China should gradually convert its reserves to cash for easy investment and shrink its trade surplus in order unteather itself to the dollar.

 

But we should not look at the U.S. side alone. Other economies are experiencing similar problems. For example, UK property was 200 percent overvalued at the peak compared to 100 percent for the U.S.’s property. It is experiencing even worse downward pressure. It is a matter of time before the Bank of England will be forced to do the same as the Fed is doing now and on a bigger scale. Hence, the dollar may drop against the pound sterling initially but may rise when the Bank of England imitates the Fed.

 

The Bank of Japan may need to monetize for different reasons. Japan didn’t have a property bubble, but its economy benefited from the credit bubble. For example, cheap credit exaggerated car demand. As credit cost rises, consumers will respond by changing cars less frequently. Hence, the total car demand will drop sharply, possibly by half. Half of the auto factories in the world may shut. The U.S. government is moving to support the Detroit Three, which puts pressure on the Japanese automakers to shut factories. The Bank of Japan is responding to the situation facing its industries by lending them money, and it gets that cash by printing money. We could see the Fed and the Bank of Japan dueling it out by supporting their industries to see who will blink first and shut factories.

 

The European Central Bank is not immune to printing money. Among the three central banks the ECB has been most cautious in terms of loosening monetary policy. But its banking system has lost huge amounts of money. Its economy depends on exports. If the euro is strong, Europe’s industrial sector will suffer horribly, and its banking system will hemorrhage more on rising bad debts. The ECB may be forced into printing money to support its banking system and industries.

 

As the Fed embarks on the unprecedented policy of printing money to bail out debtors, the best outcome for the world is stagflation. A worse outcome is that markets panic over endless supply of dollars and sells dollars at any price. It would cause a dollar collapse like what happened to ruble in 1998. The outcome is hyperinflation. The resulting chaos would plunge the global economy into turmoil.

 

How should China react to the Fed’s policy? It is not possible for China to pressure the Fed to change its policy to protect China’s foreign exchange reserves. The Fed does what’s best for the U.S. China has to do what’s best for China. It is pointless to hope the U.S. will do what’s in China’s best interest. As I have argued before, as the yuan is linked to the U.S., China’s foreign exchange reserves must be kept mostly in dollar assets. The only alternative to treasuries is the stock market. Stocks are better than bonds during a weak dollar environment. They have triple protection against inflation and weak dollar.

 

First, half of S&P 500 earnings are from abroad. If the dollar goes down, the earnings in dollar terms would rise. Further, U.S. companies gain competitiveness from a weak dollar and their stocks may become more valuable. Second, if the Fed succeeds in improving the U.S. economy, improving domestic demand would boost corporate earnings.

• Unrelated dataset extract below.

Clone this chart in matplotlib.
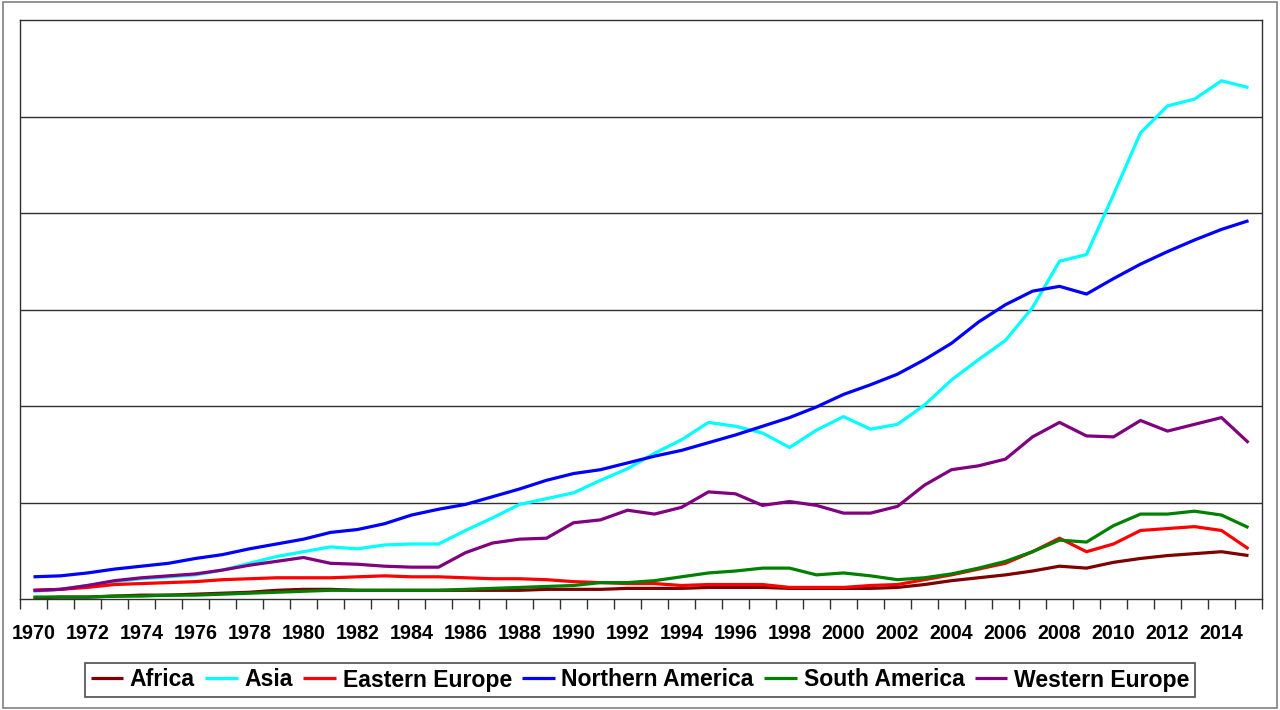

Third, companies have assets like brands and technology that would appreciate during inflation.

 

The best way to get into the stock market is to buy S&P 500 index. It is the only asset with liquidity comparable to the treasury. It has performed better than 90 percent of the fund managers and would certainly do better than Chinese government officials picking stocks. Plus, it avoids the political controversy of Chinese government trying to control American companies.